The Postal Service – Give Up (2003)

Remember the distant year of 2007 where MSN was considered the pinnacle of technological progress and everyone had some form of ambiguous and melodramatic song lyric as their name on the software? Well, it’s highly likely some of these lyrics where courtesy of the musical stylings of The Postal Service. Formed in 2001, the act served as a side project for the Death Cab For Cutie frontman Ben Gibbard and the electronic artist Dntel. Released on Sub Pop Records, the album quickly swept the global indie scene and became a global sensation, with the record receiving gold certification in 2005 before going onto reach platinum, a feat that marked Sub Pop’s second ever platinum record with their first being Nirvana’s Bleach. With it’s warm atmosphere, approachable electronic soundscapes and gentle, romanticised demeanour, Give Up appealed to both the curious and genre connoisseurs, with many hailing it for it’s hidden depth, pop hooks and shifting indie soundscapes. Despite it’s success, a sequel was never received. Whilst there were plans for a sophomore record initially, both parties involved found that devoting time for a follow up was impossible due to commitments to their main projects. Despite this, The Postal Service reunited for a final short run of highly celebrated shows in 2013, giving this remarkable project a fitting end.

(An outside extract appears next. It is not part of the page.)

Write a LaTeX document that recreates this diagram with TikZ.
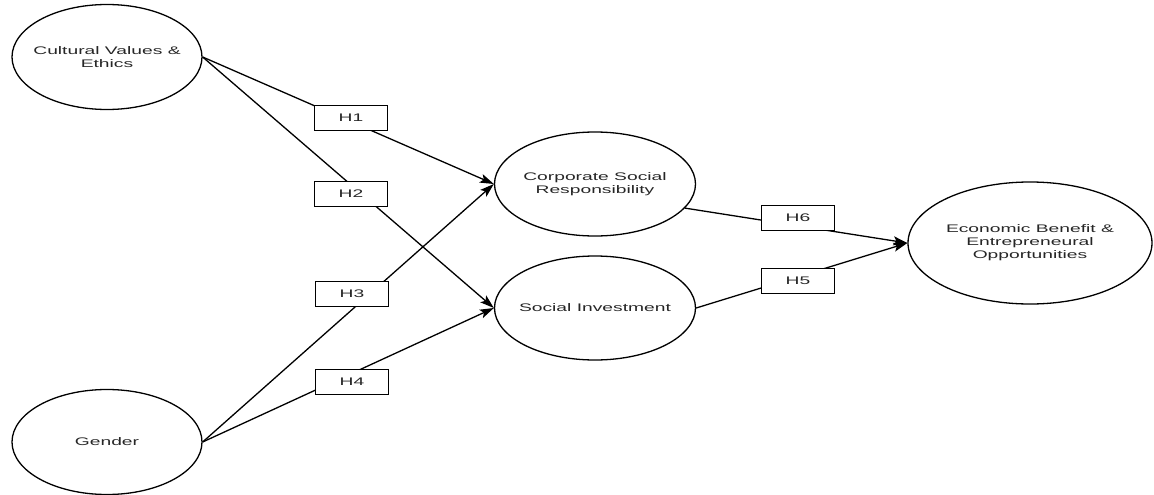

The Damned Things – Ironiclast (2010)

It seemed like the turn of the decade was a time for super group projects to appear before suddenly dispersing, with The Damned Things turning eyes and raising eyebrows worldwide due to it’s contrastive but all-star line-up. Consisting of members of Fall Out Boy, Anthrax, Volbeat and Every Time I Die, The Damned Things encapsulated all of the individual aspects which made each respectful band so successful in the first place. With the metallic textures and shredding of Anthrax and Volbeat, the punishing heaviness and punk inspired ideology of Every Time I Die and the pop hooks and arena sized choruses of Fall Out Boy, Ironiclast proved to be a record to appealed to everyone on the hard rock spectrum. Following an extensive worldwide tour, with the act performing at Download, Hellfest and Soundwave in 2011, the act went into a period of stagnation, with each member focusing on their own respective bands. Despite this, there has been rumors of a follow up record and subsequent tour for some time, with Andy Hurley (Fall Out Boy) stating that a 5 track EP was in the works in 2016 and with Scott Ian (Anthrax) claiming that a new record is on the horizon in just August of this year. Despite such claims, there has been no concrete confirmation of the act returning to activity nor has there been any formal announcements concerning new material.

The Elijah – I Loved, I Hated, I Destroyed, I Created (2012)

Hailing from the pleasant pastures of Shropshire, The Elijah established themselves during a golden period of melodic hardcore, with acts such as Dead Swans, More Than Life, Heights, Polar and endless others enjoying the spoils of a bustling national scene. However, rather than just sticking to the tried and tested conventions and blueprints, The Elijah took the premise of the genre to another level, with their 2012 debut I Loved… taking more cues from the world of highbrow post-metal than standard hardcore. Despondent, pensive and retrospective, the record focused on presenting bleak and emotional landscapes dotted with hardcore belligerence and frank human emotion. Whilst the record presented the genre in an entirely fresh light, The Elijah were crowned as one of the leaders of the aforementioned scene and celebrated the release of their record with a legendary show at Camden’s Underworld where they were joined by a string quartet. Despite being the subject of endless praise and a devoted following, The Elijah came to a seemingly sudden end in 2013, where the act carried out a farewell tour supporting Being As An Ocean, an act that various members ultimately joined following the demise of The Elijah.